Sunday, May 10, 2009

Mother's Day Talks

I am so GLAD Mother’s Day has changed since the 60’s, 70’s and early 80’s. My mother used to detest Mother’s Day with a passion, and I don’t blame her. In those days, our Mother’s Day Sacrament Meeting would include at least one talk about someone’s “angel mother.” This woman slaved away her entire thankless life until she evaporated into a pile of dust that disappeared in a nasty thunderstorm. She never: rested, had one of her needs fulfilled, got anything she wanted, had a decent meal, had a dress that wasn’t a rag, or participated in one activity that was pleasant enough to warrant a smile on her face during her entire life. Oh, and she never complained. She sacrificed all so her kids would have a bag of marbles to play with. And this is what truly worthy mothers should aspire to.

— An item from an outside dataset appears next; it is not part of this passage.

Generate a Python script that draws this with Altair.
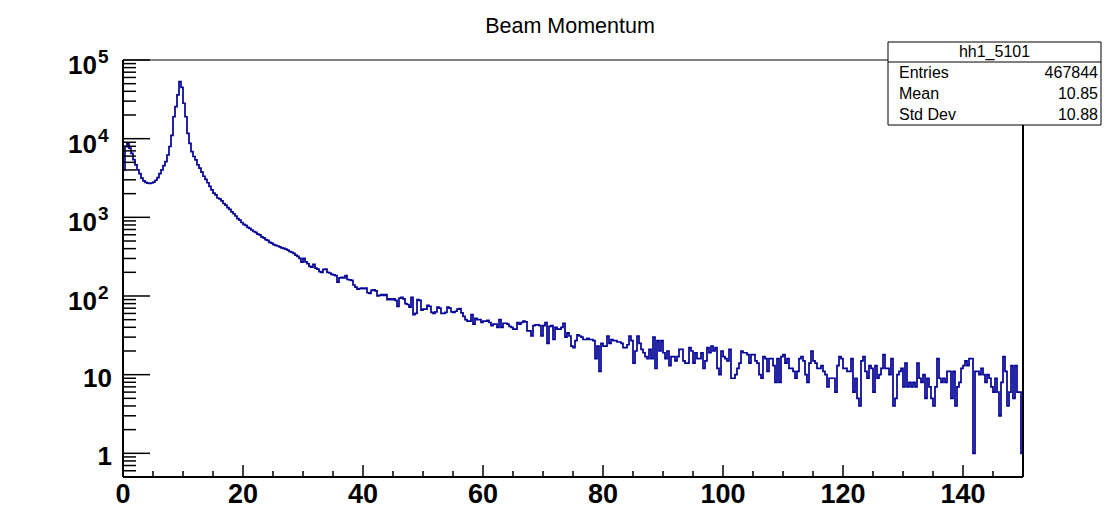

Usually, the second speaker would weave a tale about a mother who: never raised her voice, always wore a dress and make up, kept an immaculate house, even though she had ten boisterous children, was adored as the President of the Community Garden Club, was a fabulous cook, and on, and on…. After one such talk, Gail Blodgett looked at me and said, “Just once I wish a speaker would say, ‘My mother yelled at me, but I loved her anyway.’”

My Mom and I would leave church in a depression so deep the Grand Canyon seemed like a shallow little furrow. Whew! Truth is always better than a lie. To have your kids know you have faults but love you anyway is so much better than to have someone cast you as a paragon.

Sunday, May 03, 2009

She Mastered It

While waiting for the graduation ceremony to begin, Wilbur contemplates becoming a vegetarian.
Hooding Ceremony.

Hermione waiting in line to get her degree.


Grandma and Hermione.


The rest of the family.



Proof of mastery.



Ready to take the bull by the horns.